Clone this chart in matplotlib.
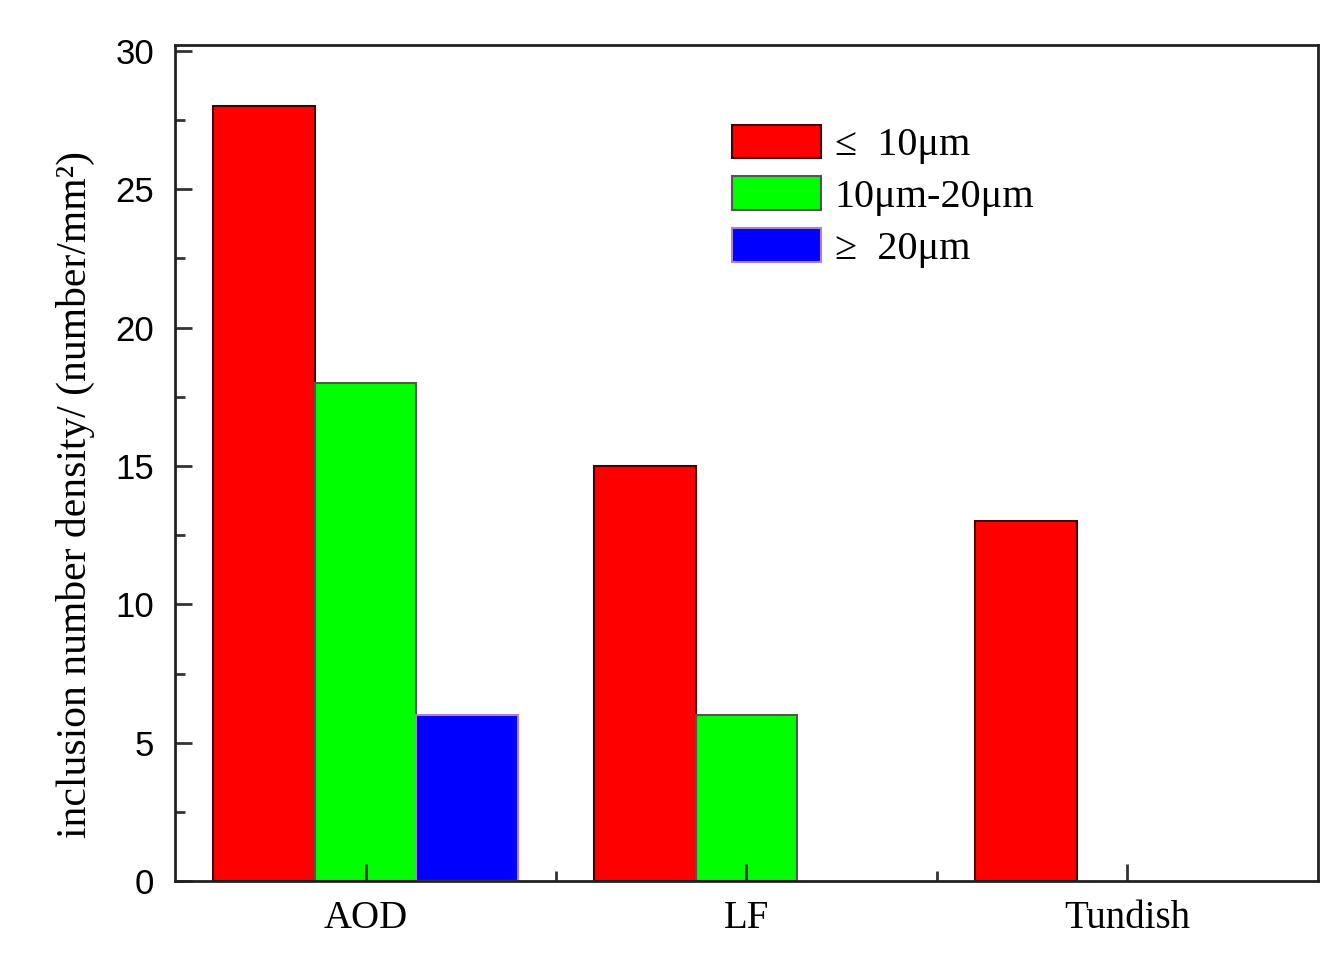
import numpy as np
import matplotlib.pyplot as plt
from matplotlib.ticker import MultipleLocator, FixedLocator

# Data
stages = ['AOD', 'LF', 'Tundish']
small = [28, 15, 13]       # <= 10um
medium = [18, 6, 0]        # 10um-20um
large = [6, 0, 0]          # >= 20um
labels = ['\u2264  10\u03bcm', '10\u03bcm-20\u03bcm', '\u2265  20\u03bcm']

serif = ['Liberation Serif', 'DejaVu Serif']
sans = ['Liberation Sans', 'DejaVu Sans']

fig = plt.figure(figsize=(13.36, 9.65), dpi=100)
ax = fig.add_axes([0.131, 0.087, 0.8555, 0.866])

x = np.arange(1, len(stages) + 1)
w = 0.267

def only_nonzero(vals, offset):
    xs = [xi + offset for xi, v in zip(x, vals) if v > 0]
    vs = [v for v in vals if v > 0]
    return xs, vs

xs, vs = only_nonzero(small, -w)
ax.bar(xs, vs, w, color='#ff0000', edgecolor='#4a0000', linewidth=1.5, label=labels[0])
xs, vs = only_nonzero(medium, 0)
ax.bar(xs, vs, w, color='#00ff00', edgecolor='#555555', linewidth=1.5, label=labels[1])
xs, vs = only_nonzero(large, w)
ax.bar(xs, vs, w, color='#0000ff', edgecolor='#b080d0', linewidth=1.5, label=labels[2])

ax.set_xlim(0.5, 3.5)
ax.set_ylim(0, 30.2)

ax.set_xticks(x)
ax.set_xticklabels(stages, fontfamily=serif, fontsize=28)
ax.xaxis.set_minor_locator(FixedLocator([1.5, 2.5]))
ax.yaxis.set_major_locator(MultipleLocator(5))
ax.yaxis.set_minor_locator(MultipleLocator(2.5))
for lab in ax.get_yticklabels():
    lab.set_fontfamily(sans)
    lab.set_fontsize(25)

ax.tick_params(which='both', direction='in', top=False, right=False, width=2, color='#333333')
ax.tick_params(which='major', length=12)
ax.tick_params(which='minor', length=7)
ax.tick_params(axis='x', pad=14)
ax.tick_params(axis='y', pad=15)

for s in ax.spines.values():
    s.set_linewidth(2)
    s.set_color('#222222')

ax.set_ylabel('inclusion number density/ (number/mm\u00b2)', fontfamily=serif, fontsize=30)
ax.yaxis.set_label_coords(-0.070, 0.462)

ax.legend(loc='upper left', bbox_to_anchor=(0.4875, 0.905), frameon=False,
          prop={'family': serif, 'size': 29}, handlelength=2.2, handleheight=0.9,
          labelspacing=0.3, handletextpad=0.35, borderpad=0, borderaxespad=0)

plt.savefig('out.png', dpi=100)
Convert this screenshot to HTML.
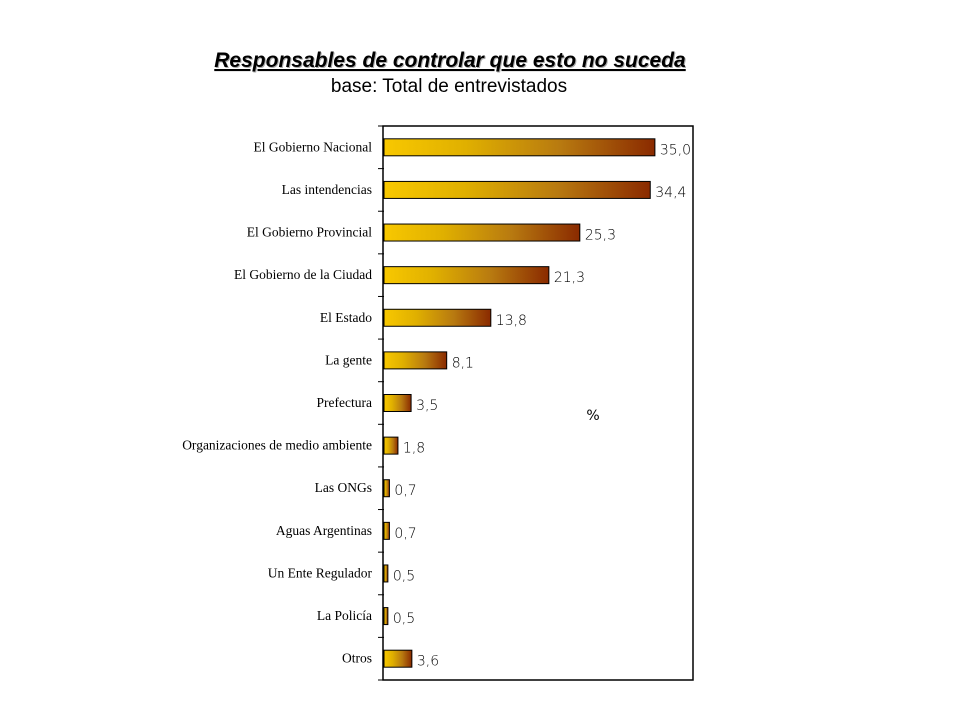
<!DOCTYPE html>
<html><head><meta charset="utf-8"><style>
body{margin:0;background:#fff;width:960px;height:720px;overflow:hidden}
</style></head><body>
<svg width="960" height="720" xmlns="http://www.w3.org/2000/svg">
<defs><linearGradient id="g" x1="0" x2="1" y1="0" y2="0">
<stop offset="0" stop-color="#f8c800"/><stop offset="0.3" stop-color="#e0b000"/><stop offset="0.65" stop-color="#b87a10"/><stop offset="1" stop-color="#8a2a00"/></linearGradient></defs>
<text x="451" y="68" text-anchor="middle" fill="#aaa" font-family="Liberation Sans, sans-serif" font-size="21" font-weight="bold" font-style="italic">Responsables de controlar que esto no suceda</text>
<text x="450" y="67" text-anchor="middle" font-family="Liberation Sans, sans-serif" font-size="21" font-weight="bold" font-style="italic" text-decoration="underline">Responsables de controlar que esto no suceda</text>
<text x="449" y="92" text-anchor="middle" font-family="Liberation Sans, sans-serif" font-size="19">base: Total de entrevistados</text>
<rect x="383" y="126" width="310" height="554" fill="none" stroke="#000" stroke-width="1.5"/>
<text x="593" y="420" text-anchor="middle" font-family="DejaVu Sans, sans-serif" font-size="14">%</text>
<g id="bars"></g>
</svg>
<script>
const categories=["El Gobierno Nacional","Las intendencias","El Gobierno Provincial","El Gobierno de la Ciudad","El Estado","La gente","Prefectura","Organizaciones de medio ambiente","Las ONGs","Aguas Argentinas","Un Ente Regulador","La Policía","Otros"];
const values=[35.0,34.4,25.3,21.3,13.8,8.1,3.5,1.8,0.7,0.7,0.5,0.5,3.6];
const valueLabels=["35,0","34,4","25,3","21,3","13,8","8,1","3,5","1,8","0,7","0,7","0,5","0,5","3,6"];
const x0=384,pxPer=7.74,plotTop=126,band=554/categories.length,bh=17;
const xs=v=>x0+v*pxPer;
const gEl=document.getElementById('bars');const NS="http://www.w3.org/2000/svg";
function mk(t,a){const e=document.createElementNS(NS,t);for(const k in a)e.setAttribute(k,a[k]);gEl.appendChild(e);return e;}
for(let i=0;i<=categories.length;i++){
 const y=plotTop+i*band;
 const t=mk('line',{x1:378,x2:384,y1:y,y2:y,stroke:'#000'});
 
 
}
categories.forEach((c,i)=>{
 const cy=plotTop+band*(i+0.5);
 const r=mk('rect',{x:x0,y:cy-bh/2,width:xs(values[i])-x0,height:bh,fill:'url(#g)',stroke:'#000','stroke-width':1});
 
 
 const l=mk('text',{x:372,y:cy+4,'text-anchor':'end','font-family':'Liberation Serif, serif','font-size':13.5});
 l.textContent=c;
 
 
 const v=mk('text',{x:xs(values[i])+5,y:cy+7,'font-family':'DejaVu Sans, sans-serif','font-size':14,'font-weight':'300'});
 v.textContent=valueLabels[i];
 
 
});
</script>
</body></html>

———

◆ **Task directions**
Pictures appear in the records above. Output everything except them, exactly.

◆ **Written response**
Clone this chart in matplotlib.
import numpy as np
import matplotlib.pyplot as plt
from matplotlib.ticker import MultipleLocator, FixedLocator

# Data
stages = ['AOD', 'LF', 'Tundish']
small = [28, 15, 13]       # <= 10um
medium = [18, 6, 0]        # 10um-20um
large = [6, 0, 0]          # >= 20um
labels = ['\u2264  10\u03bcm', '10\u03bcm-20\u03bcm', '\u2265  20\u03bcm']

serif = ['Liberation Serif', 'DejaVu Serif']
sans = ['Liberation Sans', 'DejaVu Sans']

fig = plt.figure(figsize=(13.36, 9.65), dpi=100)
ax = fig.add_axes([0.131, 0.087, 0.8555, 0.866])

x = np.arange(1, len(stages) + 1)
w = 0.267

def only_nonzero(vals, offset):
    xs = [xi + offset for xi, v in zip(x, vals) if v > 0]
    vs = [v for v in vals if v > 0]
    return xs, vs

xs, vs = only_nonzero(small, -w)
ax.bar(xs, vs, w, color='#ff0000', edgecolor='#4a0000', linewidth=1.5, label=labels[0])
xs, vs = only_nonzero(medium, 0)
ax.bar(xs, vs, w, color='#00ff00', edgecolor='#555555', linewidth=1.5, label=labels[1])
xs, vs = only_nonzero(large, w)
ax.bar(xs, vs, w, color='#0000ff', edgecolor='#b080d0', linewidth=1.5, label=labels[2])

ax.set_xlim(0.5, 3.5)
ax.set_ylim(0, 30.2)

ax.set_xticks(x)
ax.set_xticklabels(stages, fontfamily=serif, fontsize=28)
ax.xaxis.set_minor_locator(FixedLocator([1.5, 2.5]))
ax.yaxis.set_major_locator(MultipleLocator(5))
ax.yaxis.set_minor_locator(MultipleLocator(2.5))
for lab in ax.get_yticklabels():
    lab.set_fontfamily(sans)
    lab.set_fontsize(25)

ax.tick_params(which='both', direction='in', top=False, right=False, width=2, color='#333333')
ax.tick_params(which='major', length=12)
ax.tick_params(which='minor', length=7)
ax.tick_params(axis='x', pad=14)
ax.tick_params(axis='y', pad=15)

for s in ax.spines.values():
    s.set_linewidth(2)
    s.set_color('#222222')

ax.set_ylabel('inclusion number density/ (number/mm\u00b2)', fontfamily=serif, fontsize=30)
ax.yaxis.set_label_coords(-0.070, 0.462)

ax.legend(loc='upper left', bbox_to_anchor=(0.4875, 0.905), frameon=False,
          prop={'family': serif, 'size': 29}, handlelength=2.2, handleheight=0.9,
          labelspacing=0.3, handletextpad=0.35, borderpad=0, borderaxespad=0)

plt.savefig('out.png', dpi=100)
Convert this screenshot to HTML.
<!DOCTYPE html>
<html><head><meta charset="utf-8"><style>
body{margin:0;background:#fff;width:960px;height:720px;overflow:hidden}
</style></head><body>
<svg width="960" height="720" xmlns="http://www.w3.org/2000/svg">
<defs><linearGradient id="g" x1="0" x2="1" y1="0" y2="0">
<stop offset="0" stop-color="#f8c800"/><stop offset="0.3" stop-color="#e0b000"/><stop offset="0.65" stop-color="#b87a10"/><stop offset="1" stop-color="#8a2a00"/></linearGradient></defs>
<text x="451" y="68" text-anchor="middle" fill="#aaa" font-family="Liberation Sans, sans-serif" font-size="21" font-weight="bold" font-style="italic">Responsables de controlar que esto no suceda</text>
<text x="450" y="67" text-anchor="middle" font-family="Liberation Sans, sans-serif" font-size="21" font-weight="bold" font-style="italic" text-decoration="underline">Responsables de controlar que esto no suceda</text>
<text x="449" y="92" text-anchor="middle" font-family="Liberation Sans, sans-serif" font-size="19">base: Total de entrevistados</text>
<rect x="383" y="126" width="310" height="554" fill="none" stroke="#000" stroke-width="1.5"/>
<text x="593" y="420" text-anchor="middle" font-family="DejaVu Sans, sans-serif" font-size="14">%</text>
<g id="bars"></g>
</svg>
<script>
const categories=["El Gobierno Nacional","Las intendencias","El Gobierno Provincial","El Gobierno de la Ciudad","El Estado","La gente","Prefectura","Organizaciones de medio ambiente","Las ONGs","Aguas Argentinas","Un Ente Regulador","La Policía","Otros"];
const values=[35.0,34.4,25.3,21.3,13.8,8.1,3.5,1.8,0.7,0.7,0.5,0.5,3.6];
const valueLabels=["35,0","34,4","25,3","21,3","13,8","8,1","3,5","1,8","0,7","0,7","0,5","0,5","3,6"];
const x0=384,pxPer=7.74,plotTop=126,band=554/categories.length,bh=17;
const xs=v=>x0+v*pxPer;
const gEl=document.getElementById('bars');const NS="http://www.w3.org/2000/svg";
function mk(t,a){const e=document.createElementNS(NS,t);for(const k in a)e.setAttribute(k,a[k]);gEl.appendChild(e);return e;}
for(let i=0;i<=categories.length;i++){
 const y=plotTop+i*band;
 const t=mk('line',{x1:378,x2:384,y1:y,y2:y,stroke:'#000'});
 
 
}
categories.forEach((c,i)=>{
 const cy=plotTop+band*(i+0.5);
 const r=mk('rect',{x:x0,y:cy-bh/2,width:xs(values[i])-x0,height:bh,fill:'url(#g)',stroke:'#000','stroke-width':1});
 
 
 const l=mk('text',{x:372,y:cy+4,'text-anchor':'end','font-family':'Liberation Serif, serif','font-size':13.5});
 l.textContent=c;
 
 
 const v=mk('text',{x:xs(values[i])+5,y:cy+7,'font-family':'DejaVu Sans, sans-serif','font-size':14,'font-weight':'300'});
 v.textContent=valueLabels[i];
 
 
});
</script>
</body></html>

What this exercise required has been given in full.